§ Data provided
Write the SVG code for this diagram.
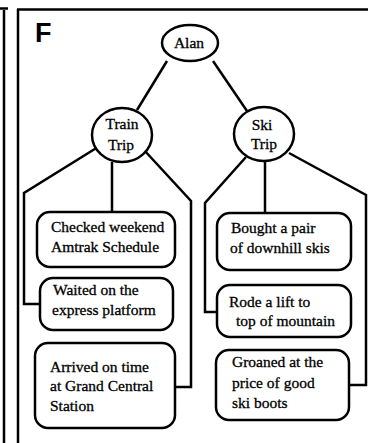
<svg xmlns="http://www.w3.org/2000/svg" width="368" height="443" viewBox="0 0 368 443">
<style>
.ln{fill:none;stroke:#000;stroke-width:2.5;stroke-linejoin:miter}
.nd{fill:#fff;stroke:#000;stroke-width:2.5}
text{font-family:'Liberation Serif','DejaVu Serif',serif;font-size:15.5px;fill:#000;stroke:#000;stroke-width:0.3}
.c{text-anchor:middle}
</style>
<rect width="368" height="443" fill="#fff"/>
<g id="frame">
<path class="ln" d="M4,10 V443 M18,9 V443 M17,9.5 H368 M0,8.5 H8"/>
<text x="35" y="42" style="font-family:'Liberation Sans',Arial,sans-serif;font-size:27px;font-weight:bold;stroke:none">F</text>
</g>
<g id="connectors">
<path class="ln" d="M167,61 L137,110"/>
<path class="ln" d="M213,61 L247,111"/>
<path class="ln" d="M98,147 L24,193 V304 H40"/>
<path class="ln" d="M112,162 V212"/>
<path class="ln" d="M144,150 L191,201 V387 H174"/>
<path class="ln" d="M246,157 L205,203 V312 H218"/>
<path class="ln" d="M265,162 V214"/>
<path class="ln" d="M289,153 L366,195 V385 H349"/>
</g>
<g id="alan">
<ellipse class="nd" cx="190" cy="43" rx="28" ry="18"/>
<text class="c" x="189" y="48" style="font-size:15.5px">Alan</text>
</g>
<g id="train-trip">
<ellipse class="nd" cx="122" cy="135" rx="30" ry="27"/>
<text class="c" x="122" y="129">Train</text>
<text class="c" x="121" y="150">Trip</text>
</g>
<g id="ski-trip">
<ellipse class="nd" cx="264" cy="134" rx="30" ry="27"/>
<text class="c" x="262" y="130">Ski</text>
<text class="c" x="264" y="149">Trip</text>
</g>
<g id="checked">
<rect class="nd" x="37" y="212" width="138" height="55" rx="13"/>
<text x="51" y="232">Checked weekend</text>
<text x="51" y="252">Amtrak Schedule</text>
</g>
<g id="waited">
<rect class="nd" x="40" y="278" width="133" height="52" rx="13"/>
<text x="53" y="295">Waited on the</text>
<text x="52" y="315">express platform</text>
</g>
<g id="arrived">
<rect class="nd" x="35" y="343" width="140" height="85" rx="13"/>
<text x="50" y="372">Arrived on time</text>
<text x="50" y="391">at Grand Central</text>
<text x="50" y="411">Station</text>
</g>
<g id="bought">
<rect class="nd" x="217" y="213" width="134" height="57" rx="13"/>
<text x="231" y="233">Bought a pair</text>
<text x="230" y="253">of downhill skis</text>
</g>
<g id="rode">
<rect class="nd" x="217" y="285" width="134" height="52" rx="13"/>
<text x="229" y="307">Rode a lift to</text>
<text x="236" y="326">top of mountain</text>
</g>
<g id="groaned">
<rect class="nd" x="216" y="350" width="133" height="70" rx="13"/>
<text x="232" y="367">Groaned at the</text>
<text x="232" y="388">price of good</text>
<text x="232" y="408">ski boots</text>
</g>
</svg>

§ Problem
Copy out the data above exactly, except the pictures.

§ Final result
Write the SVG code for this diagram.
<svg xmlns="http://www.w3.org/2000/svg" width="368" height="443" viewBox="0 0 368 443">
<style>
.ln{fill:none;stroke:#000;stroke-width:2.5;stroke-linejoin:miter}
.nd{fill:#fff;stroke:#000;stroke-width:2.5}
text{font-family:'Liberation Serif','DejaVu Serif',serif;font-size:15.5px;fill:#000;stroke:#000;stroke-width:0.3}
.c{text-anchor:middle}
</style>
<rect width="368" height="443" fill="#fff"/>
<g id="frame">
<path class="ln" d="M4,10 V443 M18,9 V443 M17,9.5 H368 M0,8.5 H8"/>
<text x="35" y="42" style="font-family:'Liberation Sans',Arial,sans-serif;font-size:27px;font-weight:bold;stroke:none">F</text>
</g>
<g id="connectors">
<path class="ln" d="M167,61 L137,110"/>
<path class="ln" d="M213,61 L247,111"/>
<path class="ln" d="M98,147 L24,193 V304 H40"/>
<path class="ln" d="M112,162 V212"/>
<path class="ln" d="M144,150 L191,201 V387 H174"/>
<path class="ln" d="M246,157 L205,203 V312 H218"/>
<path class="ln" d="M265,162 V214"/>
<path class="ln" d="M289,153 L366,195 V385 H349"/>
</g>
<g id="alan">
<ellipse class="nd" cx="190" cy="43" rx="28" ry="18"/>
<text class="c" x="189" y="48" style="font-size:15.5px">Alan</text>
</g>
<g id="train-trip">
<ellipse class="nd" cx="122" cy="135" rx="30" ry="27"/>
<text class="c" x="122" y="129">Train</text>
<text class="c" x="121" y="150">Trip</text>
</g>
<g id="ski-trip">
<ellipse class="nd" cx="264" cy="134" rx="30" ry="27"/>
<text class="c" x="262" y="130">Ski</text>
<text class="c" x="264" y="149">Trip</text>
</g>
<g id="checked">
<rect class="nd" x="37" y="212" width="138" height="55" rx="13"/>
<text x="51" y="232">Checked weekend</text>
<text x="51" y="252">Amtrak Schedule</text>
</g>
<g id="waited">
<rect class="nd" x="40" y="278" width="133" height="52" rx="13"/>
<text x="53" y="295">Waited on the</text>
<text x="52" y="315">express platform</text>
</g>
<g id="arrived">
<rect class="nd" x="35" y="343" width="140" height="85" rx="13"/>
<text x="50" y="372">Arrived on time</text>
<text x="50" y="391">at Grand Central</text>
<text x="50" y="411">Station</text>
</g>
<g id="bought">
<rect class="nd" x="217" y="213" width="134" height="57" rx="13"/>
<text x="231" y="233">Bought a pair</text>
<text x="230" y="253">of downhill skis</text>
</g>
<g id="rode">
<rect class="nd" x="217" y="285" width="134" height="52" rx="13"/>
<text x="229" y="307">Rode a lift to</text>
<text x="236" y="326">top of mountain</text>
</g>
<g id="groaned">
<rect class="nd" x="216" y="350" width="133" height="70" rx="13"/>
<text x="232" y="367">Groaned at the</text>
<text x="232" y="388">price of good</text>
<text x="232" y="408">ski boots</text>
</g>
</svg>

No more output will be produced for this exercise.